Published online by Cambridge University Press: 12 September 2012
As we encounter Edelgard E. DuBruck, we are impressed and charmed by her attitude, her conversation, her appearance, her behavior, and her intellectual bearing. High quality characterizes every one of her writings, books, articles, and reviews, in whatever language she has chosen, because her studies as well as the vicissitudes of her life have familiarized her not only with German (her native tongue) but also with English (now her main language), and with French and Spanish which she taught for years at Marygrove College, along with Humanities. In so doing, she has acquired an exceptionally vast cultural background, rare in fact among university personnel.
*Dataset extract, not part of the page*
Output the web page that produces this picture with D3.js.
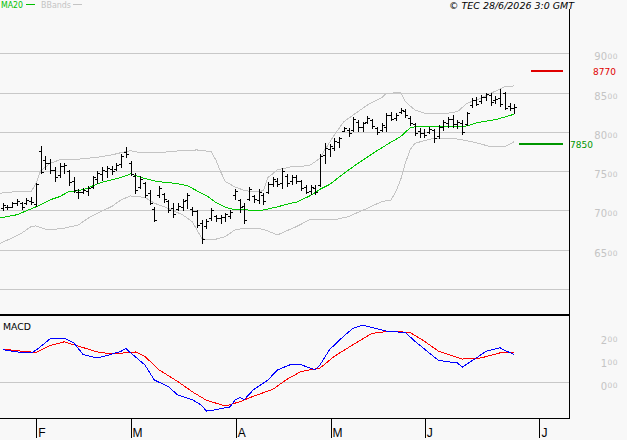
<!DOCTYPE html>
<html>
<head>
<meta charset="utf-8">
<script src="https://cdn.jsdelivr.net/npm/d3@7"></script>
<style>
  body { margin: 0; background: #f8f8f8; }
  svg { display: block; }
</style>
</head>
<body>
<svg id="grafico" width="627" height="440"></svg>
<script>
// Cotações diárias (máxima, mínima, abertura, fechamento)
let maxima = [7100,7070,7110,7145,7110,7155,7175,7355,7820,7695,
  7650,7550,7600,7610,7515,7430,7270,7285,7305,7440,
  7505,7550,7565,7560,7600,7720,7810,7625,7475,7440,
  7365,7260,7050,7305,7225,7135,7090,7100,7145,7225,
  7050,7005,6880,6890,7030,6945,6945,6970,7000,7270,
  7145,7100,7295,7200,7270,7225,7365,7430,7410,7545,
  7460,7450,7445,7390,7325,7325,7325,7715,7855,7840,
  7920,7940,8065,8045,8195,8150,8130,8205,8165,8065,
  8110,8235,8255,8235,8300,8290,8200,8115,8045,8035,
  8065,8035,8090,8150,8195,8215,8145,8145,8255,8430,
  8450,8470,8500,8490,8455,8540,8510,8370,8355];
let minima = [7005,7015,7040,7070,7020,7085,7085,7060,7475,7525,
  7480,7380,7430,7475,7325,7240,7155,7220,7200,7285,
  7345,7390,7430,7465,7515,7550,7685,7445,7220,7285,
  7175,7085,6860,7170,7110,6985,6915,7000,7005,7030,
  6945,6785,6590,6775,6880,6870,6845,6860,6900,7145,
  6985,6845,7135,7110,7100,7085,7220,7305,7305,7285,
  7305,7335,7345,7260,7220,7205,7205,7315,7600,7695,
  7770,7810,8005,7950,8010,8005,8010,8110,8055,7970,
  8010,8010,8145,8145,8235,8195,8090,7960,7940,7940,
  7980,7875,7920,8025,8060,8065,8045,7975,8090,8320,
  8340,8365,8405,8340,8365,8330,8290,8280,8245];
let abertura = [7030,7050,7050,7095,7100,7090,7120,7080,7760,7640,
  7600,7520,7450,7560,7500,7380,7230,7240,7250,7300,
  7400,7470,7500,7530,7530,7590,7740,7600,7440,7300,
  7350,7220,7020,7200,7210,7120,7030,7020,7050,7130,
  7020,6990,6840,6800,6900,6930,6900,6920,6930,7200,
  7130,7060,7150,7180,7130,7200,7230,7340,7380,7350,
  7440,7380,7420,7370,7300,7250,7280,7320,7700,7780,
  7800,7870,8010,8020,8030,8130,8060,8130,8150,8050,
  8020,8060,8220,8180,8250,8270,8180,8100,8010,7990,
  8000,8020,7950,8060,8110,8170,8100,8110,8100,8340,
  8400,8390,8450,8470,8400,8430,8500,8330,8310];
let fechamento = [7075,7040,7090,7120,7045,7130,7110,7340,7490,7600,
  7520,7420,7570,7580,7360,7260,7240,7260,7290,7420,
  7480,7520,7540,7500,7580,7690,7720,7470,7260,7400,
  7200,7100,6880,7280,7150,7010,6950,7060,7120,7200,
  6990,6820,6640,6860,7000,6900,6920,6950,6980,7250,
  7050,6880,7270,7140,7240,7120,7340,7400,7340,7500,
  7350,7420,7370,7290,7240,7300,7230,7690,7800,7820,
  7880,7920,8050,7990,8170,8060,8110,8180,8080,8000,
  8090,8220,8170,8210,8280,8220,8110,7990,7990,7960,
  8040,7920,8060,8130,8170,8100,8120,8000,8240,8410,
  8360,8440,8480,8380,8420,8350,8310,8300,8320];

// Média móvel 20 e bandas de Bollinger (por índice do dia)
let mm20Dia = [-0.5,3,6,8,10,12,14,16,18,20,22,25,27,29,31,33,35,37,39,41,43,45,47,49,52,55,58,60,62,65,67,69,72,75,79,82,84,86,87,90,93,96,98,100,104,108];
let mm20 = [6905,6945,7020,7070,7135,7175,7240,7250,7285,7340,7375,7420,7465,7425,7390,7365,7355,7340,7315,7250,7190,7100,7040,7010,7005,7005,7045,7080,7105,7190,7270,7330,7470,7600,7760,7870,7940,8050,8065,8065,8065,8070,8075,8115,8155,8225];

let bandaSupDia = [-0.5,2,4,6,7,8,10,12,14,16,20,23,25,27,29,33,37,41,44,45,46,47,49,51,53,55,56,58,61,63,65,67,68,70,72,75,77,80,81,84,85,87,89,94,96,98,101,103,106,108];
let bandaSup = [7220,7235,7240,7242,7337,7503,7600,7643,7652,7652,7677,7706,7736,7760,7736,7736,7757,7770,7748,7643,7494,7367,7300,7255,7235,7250,7418,7516,7558,7560,7580,7664,7770,7960,8130,8257,8342,8435,8490,8500,8384,8279,8237,8237,8257,8364,8428,8490,8575,8585];

let bandaInfDia = [-0.5,2,4,6,7,9,11,13,16,18,20,23,25,27,28,30,32,34,36,38,40,42,43,45,47,49,51,53,55,58,62,65,70,73,77,80,82,83,84,85,86,87,91,95,99,103,106,108];
let bandaInf = [6583,6650,6710,6795,6803,6761,6761,6774,6816,6900,6965,7050,7134,7185,7176,7168,7092,7049,6998,6943,6858,6647,6625,6634,6667,6752,6774,6774,6761,6689,6794,6888,6880,6922,7028,7112,7134,7240,7388,7601,7770,7855,7919,7919,7876,7812,7812,7876];

// MACD e linha de sinal
let macdDia = [0,3,6,7,9,10,13,15,17,20,22,25,26,27,30,32,35,37,40,42,43,45,48,49,50,51,53,56,58,61,63,66,67,69,72,74,76,79,81,85,87,90,92,96,97,100,102,105,106,108];
let macd = [142,132,128,139,172,189,192,172,120,106,116,135,148,128,76,10,-19,-56,-75,-100,-125,-119,-107,-78,-66,-75,-31,10,54,79,76,54,76,142,201,235,248,233,223,216,179,128,95,84,66,106,135,150,139,120];
let sinalDia = [0,4,7,10,13,16,20,23,28,30,33,37,40,43,47,50,53,57,60,63,67,70,74,78,82,86,89,92,97,101,105,108];
let sinal = [145,135,130,160,176,157,132,123,132,113,54,3,-41,-78,-103,-85,-60,-31,13,47,62,113,164,213,223,216,179,135,101,106,128,128];

// Eixos
let meses = ["F", "M", "A", "M", "J", "J"];
let mesesDia = [7.1, 27, 49.2, 69.2, 89.1, 113.3];
let grade = [6000, 6500, 7000, 7500, 8000, 8500, 9000];
let rotulosPreco = [6500, 7000, 7500, 8000, 8500, 9000];
let rotulosMacd = [0, 100, 200];
let nivelResistencia = 8770;
let nivelSuporte = 7850;

let svg = d3.select("#grafico");
let xEixo = 569;
let fnX = d3.scaleLinear().domain([0, 108]).range([2.7, 514.3]);
let fnY = d3.scaleLinear().domain([6000, 9000]).range([289, 53.3]);
let fnM = d3.scaleLinear().domain([0, 200]).range([382.3, 336.3]);
let px = (v) => Math.round(v) + 0.5;

svg.append("rect").attr("width", 627).attr("height", 440).attr("fill", "#f8f8f8");

// Grade horizontal
svg
  .selectAll(".grade")
  .data(grade)
  .enter()
  .append("line")
  .classed("grade", true)
  .attr("x1", 0)
  .attr("x2", xEixo)
  .attr("y1", (d) => px(fnY(d)))
  .attr("y2", (d) => px(fnY(d)))
  .attr("stroke", "#c8c8c8")
  .attr("shape-rendering", "crispEdges");

svg
  .append("line")
  .attr("x1", 0)
  .attr("x2", xEixo)
  .attr("y1", px(fnM(0)))
  .attr("y2", px(fnM(0)))
  .attr("stroke", "#c8c8c8")
  .attr("shape-rendering", "crispEdges");

// Bandas e média
function linha(dias, valores, escala, cor) {
  let gerador = d3
    .line()
    .x((d) => fnX(d[0]))
    .y((d) => escala(d[1]));
  svg
    .append("path")
    .attr("d", gerador(d3.zip(dias, valores)))
    .attr("fill", "none")
    .attr("stroke", cor)
    .attr("stroke-width", 1)
    .attr("shape-rendering", "crispEdges");
}
linha(bandaSupDia, bandaSup, fnY, "#c4c4c4");
linha(bandaInfDia, bandaInf, fnY, "#c4c4c4");
linha(mm20Dia, mm20, fnY, "#00c800");

// Barras OHLC
let dados = maxima.map((h, i) => ({
  i: i,
  h: h,
  l: minima[i],
  o: abertura[i],
  c: fechamento[i],
}));
let barras = svg.append("g").attr("fill", "#000").attr("shape-rendering", "crispEdges");
barras
  .selectAll(".barra")
  .data(dados)
  .enter()
  .append("rect")
  .classed("barra", true)
  .attr("x", (d) => Math.round(fnX(d.i)))
  .attr("y", (d) => Math.round(fnY(d.h)))
  .attr("width", 1)
  .attr("height", (d) => Math.round(fnY(d.l)) - Math.round(fnY(d.h)) + 1);
barras
  .selectAll(".abertura")
  .data(dados)
  .enter()
  .append("rect")
  .classed("abertura", true)
  .attr("x", (d) => Math.round(fnX(d.i)) - 2)
  .attr("y", (d) => Math.round(fnY(d.o)))
  .attr("width", 2)
  .attr("height", 1);
barras
  .selectAll(".fechamento")
  .data(dados)
  .enter()
  .append("rect")
  .classed("fechamento", true)
  .attr("x", (d) => Math.round(fnX(d.i)) + 1)
  .attr("y", (d) => Math.round(fnY(d.c)))
  .attr("width", 2)
  .attr("height", 1);

// MACD
linha(sinalDia, sinal, fnM, "#ff0000");
linha(macdDia, macd, fnM, "#0000ff");

// Níveis
svg
  .append("rect")
  .attr("x", 531)
  .attr("width", 32)
  .attr("y", Math.round(fnY(nivelResistencia)) - 1)
  .attr("height", 2)
  .attr("fill", "#e00000");
svg
  .append("rect")
  .attr("x", 519)
  .attr("width", 44)
  .attr("y", Math.round(fnY(nivelSuporte)) - 1)
  .attr("height", 2)
  .attr("fill", "#009600");
svg
  .append("text")
  .attr("x", 593)
  .attr("y", Math.round(fnY(nivelResistencia)) + 4)
  .attr("font-family", "DejaVu Sans")
  .attr("font-size", 9)
  .attr("fill", "#e00000")
  .text(nivelResistencia);
svg
  .append("text")
  .attr("x", 570)
  .attr("y", Math.round(fnY(nivelSuporte)) + 4)
  .attr("font-family", "DejaVu Sans")
  .attr("font-size", 9)
  .attr("fill", "#009600")
  .text(nivelSuporte);

// Molduras
let moldura = svg.append("g").attr("fill", "#000").attr("shape-rendering", "crispEdges");
moldura.append("rect").attr("x", 0).attr("y", 314).attr("width", xEixo).attr("height", 2);
moldura.append("rect").attr("x", 0).attr("y", 418).attr("width", xEixo + 1).attr("height", 1);
moldura.append("rect").attr("x", xEixo).attr("y", 9).attr("width", 1).attr("height", 410);

// Eixo do tempo
let eixoX = d3
  .axisBottom(fnX)
  .tickValues(mesesDia)
  .tickFormat((d, i) => meses[i])
  .tickSize(19);
let gX = svg.append("g").attr("transform", "translate(0,419)").call(eixoX);
gX.select(".domain").remove();
gX.selectAll("line").attr("stroke", "#000").attr("shape-rendering", "crispEdges");
gX.selectAll("text")
  .attr("text-anchor", "start")
  .attr("x", 1.5)
  .attr("y", 18)
  .attr("dy", 0)
  .attr("fill", "#000")
  .attr("font-family", "Liberation Sans")
  .attr("font-size", 12);

// Rótulos de preço: parte grande + "00" pequeno
function rotulo(y, grande, pequeno) {
  svg
    .append("text")
    .attr("x", 607)
    .attr("y", y)
    .attr("text-anchor", "end")
    .attr("font-family", "DejaVu Sans")
    .attr("font-size", 10)
    .attr("fill", "#c4c4c4")
    .text(grande);
  svg
    .append("text")
    .attr("x", 607.5)
    .attr("y", y - 1.5)
    .attr("font-family", "DejaVu Sans")
    .attr("font-size", 7.5)
    .attr("letter-spacing", 0.5)
    .attr("fill", "#c4c4c4")
    .text(pequeno);
}
rotulosPreco.forEach((v) => rotulo(Math.round(fnY(v)) + 7, String(v / 100), "00"));
rotulosMacd.forEach((v) => rotulo(Math.round(fnM(v)) + 7.5, String(v / 100), "00"));

// Legendas
svg.append("text").attr("x", 1).attr("y", 8).attr("font-family", "DejaVu Sans").attr("font-size", 8)
  .attr("textLength", 22).attr("lengthAdjust", "spacingAndGlyphs").attr("fill", "#00c000").text("MA20");
svg.append("rect").attr("x", 26).attr("y", 4).attr("width", 9).attr("height", 1).attr("fill", "#00c000");
svg.append("text").attr("x", 41).attr("y", 8).attr("font-family", "DejaVu Sans").attr("font-size", 8)
  .attr("textLength", 30).attr("lengthAdjust", "spacingAndGlyphs").attr("fill", "#c4c4c4").text("BBands");
svg.append("rect").attr("x", 73).attr("y", 4).attr("width", 9).attr("height", 1).attr("fill", "#c4c4c4");
svg.append("text").attr("x", 3).attr("y", 330).attr("font-family", "DejaVu Sans").attr("font-size", 8.5)
  .attr("textLength", 28).attr("lengthAdjust", "spacingAndGlyphs").attr("fill", "#000").text("MACD");
svg.append("text").attr("x", 574).attr("y", 9).attr("text-anchor", "end").attr("font-family", "DejaVu Sans")
  .attr("font-style", "italic").attr("font-size", 9).attr("textLength", 125).attr("lengthAdjust", "spacingAndGlyphs")
  .attr("fill", "#000").text("© TEC 28/6/2026 3:0 GMT");
</script>
</body>
</html>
Those who know her personally discover soon in her glance and smile a poignant melancholy which appears even during the happiest moments of her life. This touch of sadness derives doubtlessly from the greatest affliction she has endured: in her youth she was forced to flee from Breslau (now called Wrocław), Silesia, in 1945, when the Red army advanced. In West Germany, she studied at Braunschweig and Freiburg (Black Forest), and was fortunate to receive a scholarship in the United States, choosing Michigan, whose climate was comparable to that of her former home. After her emigration in the 1950s, she embraced the USA gratefully, accepting its freedom and security, and became an esteemed citizen who contributed to this country by her teaching and other academic tasks.